YOUR TASK: Provide the number of lines containing the word "that", and nothing else.

INFORMATION SHOWN:
******************************

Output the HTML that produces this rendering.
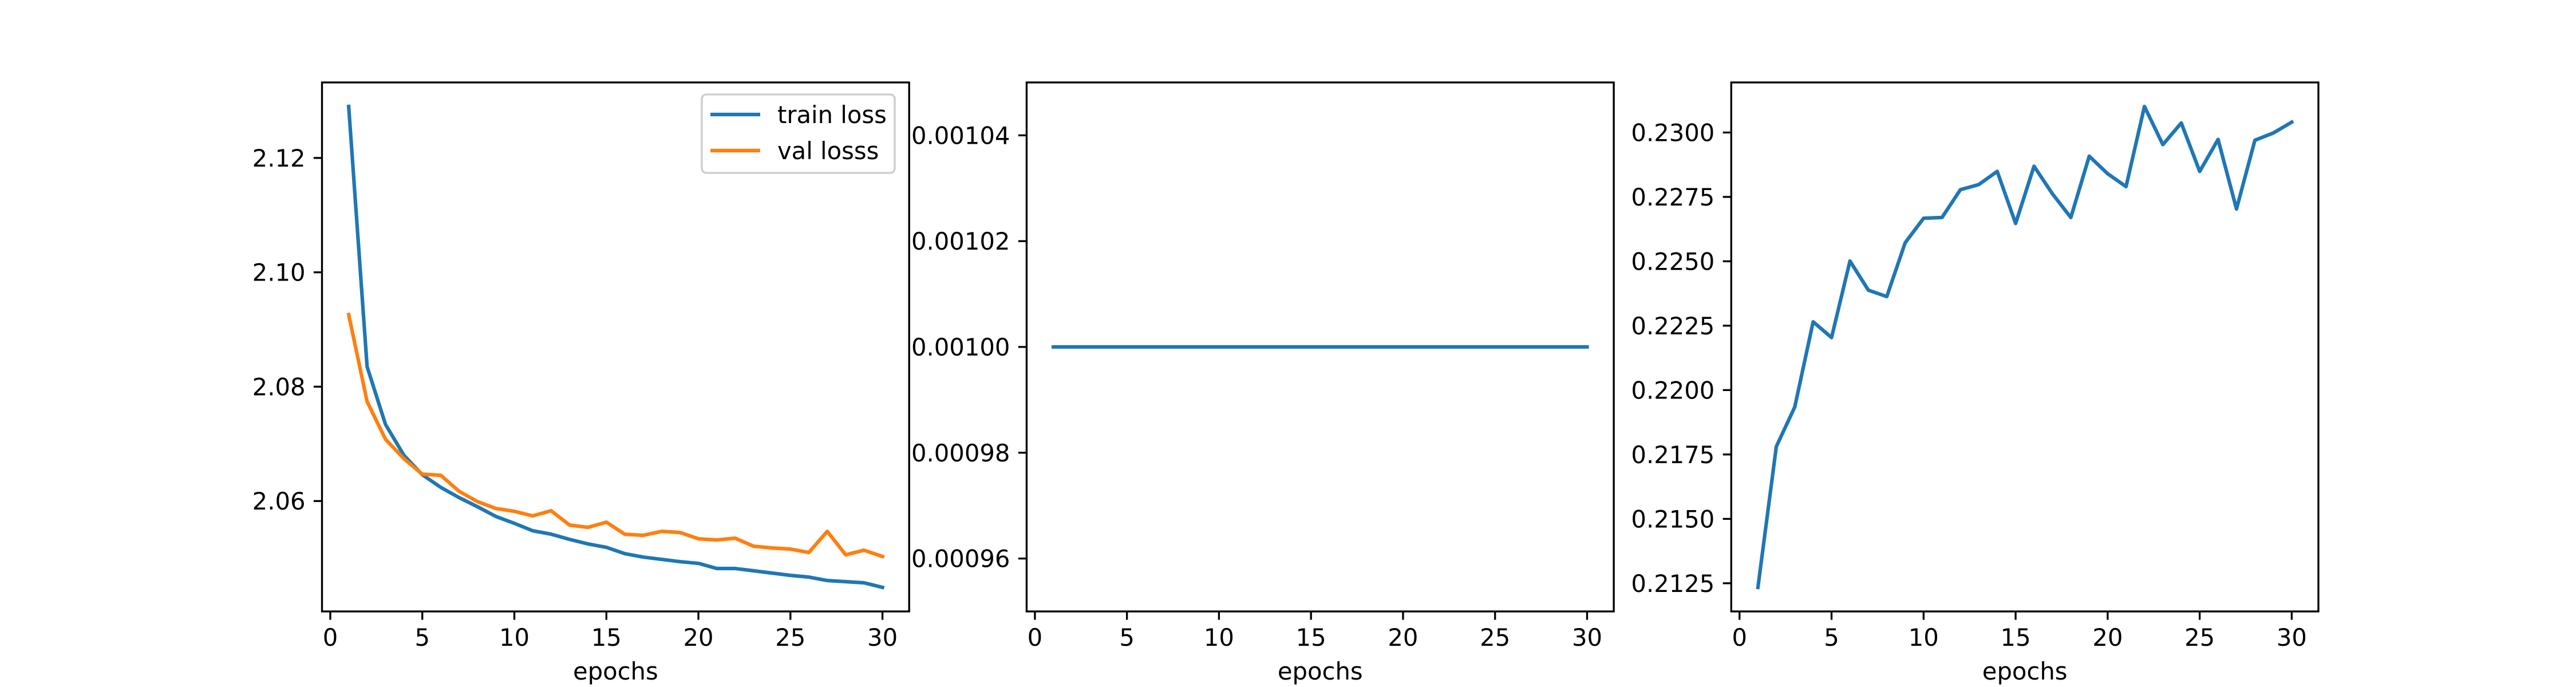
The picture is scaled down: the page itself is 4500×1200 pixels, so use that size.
<!DOCTYPE html>
<html><head><meta charset="utf-8"><style>
html,body{margin:0;padding:0;background:#fff;}
svg{display:block;}
text{font-family:"DejaVu Sans","Liberation Sans",sans-serif;font-size:41.7px;fill:#000;}
</style></head><body>
<svg id="chart" width="4500" height="1200" viewBox="0 0 4500 1200" xmlns="http://www.w3.org/2000/svg"></svg>
<script>
const epochs = Array.from({length:30},(_,i)=>i+1);
const trainLoss = [2.1290,2.0835,2.0734,2.0680,2.0646,2.0624,2.0606,2.0590,2.0573,2.0561,2.0548,2.0542,2.0533,2.0525,2.0519,2.0508,2.0502,2.0498,2.0494,2.0491,2.0482,2.0482,2.0478,2.0474,2.0470,2.0467,2.0461,2.0459,2.0457,2.0449];
const valLoss = [2.0926,2.0774,2.0708,2.0674,2.0647,2.0645,2.0617,2.0599,2.0587,2.0582,2.0574,2.0583,2.0558,2.0554,2.0563,2.0542,2.0540,2.0547,2.0545,2.0534,2.0532,2.0535,2.0521,2.0518,2.0516,2.0510,2.0547,2.0506,2.0514,2.0503];
const lrValues = Array(30).fill(0.001);
const accValues = [0.21234,0.21781,0.21934,0.22265,0.22204,0.22501,0.22388,0.22363,0.22572,0.22667,0.22670,0.22778,0.22798,0.22849,0.22647,0.22869,0.22762,0.22670,0.22908,0.22840,0.22790,0.23101,0.22953,0.23037,0.22849,0.22973,0.22703,0.22970,0.22998,0.23040];
const xTicks = [0,5,10,15,20,25,30];
const yTicks1 = [2.06,2.08,2.10,2.12];
const yTickLabels1 = ["2.06","2.08","2.10","2.12"];
const yTicks2 = [0.00096,0.00098,0.00100,0.00102,0.00104];
const yTickLabels2 = ["0.00096","0.00098","0.00100","0.00102","0.00104"];
const yTicks3 = [0.2125,0.2150,0.2175,0.2200,0.2225,0.2250,0.2275,0.2300];
const yTickLabels3 = ["0.2125","0.2150","0.2175","0.2200","0.2225","0.2250","0.2275","0.2300"];

const NS="http://www.w3.org/2000/svg";
const svg=document.getElementById('chart');
function mk(tag,attrs,parent){const e=document.createElementNS(NS,tag);for(const k in attrs)e.setAttribute(k,attrs[k]);(parent||svg).appendChild(e);return e;}

const TOP=144,BOT=1068;
const panels=[
 {left:562.5,right:1588.2,series:[{d:trainLoss,c:'#1f77b4',n:'train-loss-line'},{d:valLoss,c:'#ff7f0e',n:'val-loss-line'}],yt:yTicks1,yl:yTickLabels1,name:'loss-panel'},
 {left:1793.4,right:2819.1,series:[{d:lrValues,c:'#1f77b4',n:'learning-rate-line'}],yt:yTicks2,yl:yTickLabels2,name:'lr-panel'},
 {left:3024.3,right:4050,series:[{d:accValues,c:'#1f77b4',n:'accuracy-line'}],yt:yTicks3,yl:yTickLabels3,name:'accuracy-panel'}
];
panels.forEach(p=>{
  const g=mk('g',{});
  
  
  let all=[];p.series.forEach(s=>all=all.concat(s.d));
  let mn=Math.min(...all),mx=Math.max(...all);
  if(mx-mn<1e-12){mn=mn-0.05*Math.abs(mn);mx=mx+0.05*Math.abs(mx);}
  else{const r=mx-mn;mn-=0.05*r;mx+=0.05*r;}
  const x0=Math.min(...epochs),x1=Math.max(...epochs),xr=x1-x0;
  const xa=x0-0.05*xr,xb=x1+0.05*xr;
  const X=v=>p.left+(v-xa)/(xb-xa)*(p.right-p.left);
  const Y=v=>BOT-(v-mn)/(mx-mn)*(BOT-TOP);
  p.series.forEach(s=>{
    const pl=mk('polyline',{points:s.d.map((v,i)=>X(epochs[i]).toFixed(2)+','+Y(v).toFixed(2)).join(' '),fill:'none',stroke:s.c,'stroke-width':6.25,'stroke-linejoin':'round','stroke-linecap':'square'},g);
    
    
  });
  const fr=mk('rect',{x:p.left,y:TOP,width:p.right-p.left,height:BOT-TOP,fill:'none',stroke:'#000','stroke-width':3.33},g);
  
  
  xTicks.forEach(t=>{
    const x=X(t);
    mk('line',{x1:x,x2:x,y1:BOT,y2:BOT+14.6,stroke:'#000','stroke-width':3.33},g);
    const tx=mk('text',{x:x,y:1128,'text-anchor':'middle'},g);tx.textContent=t;
    
    
  });
  p.yt.forEach((t,i)=>{
    const y=Y(t);
    mk('line',{x1:p.left,x2:p.left-14.6,y1:y,y2:y,stroke:'#000','stroke-width':3.33},g);
    const tx=mk('text',{x:p.left-29,y:y+15,'text-anchor':'end'},g);tx.textContent=p.yl[i];
    
    
  });
  const xl=mk('text',{x:(p.left+p.right)/2,y:1187,'text-anchor':'middle'},g);xl.textContent='epochs';
  
  
});
// legend
const lg=mk('g',{});


mk('rect',{x:1226,y:165,width:337,height:137,rx:8,fill:'#fff','fill-opacity':0.8,stroke:'#cccccc','stroke-width':3.33},lg);
[['train loss','#1f77b4',200],['val losss','#ff7f0e',263]].forEach(([t,c,y])=>{
  mk('line',{x1:1241,x2:1328,y1:y,y2:y,stroke:c,'stroke-width':6.25},lg);
  const tx=mk('text',{x:1358,y:y+15},lg);tx.textContent=t;
  
  
});
</script>
</body></html>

******************************

SOLUTION TO THIS TASK: 2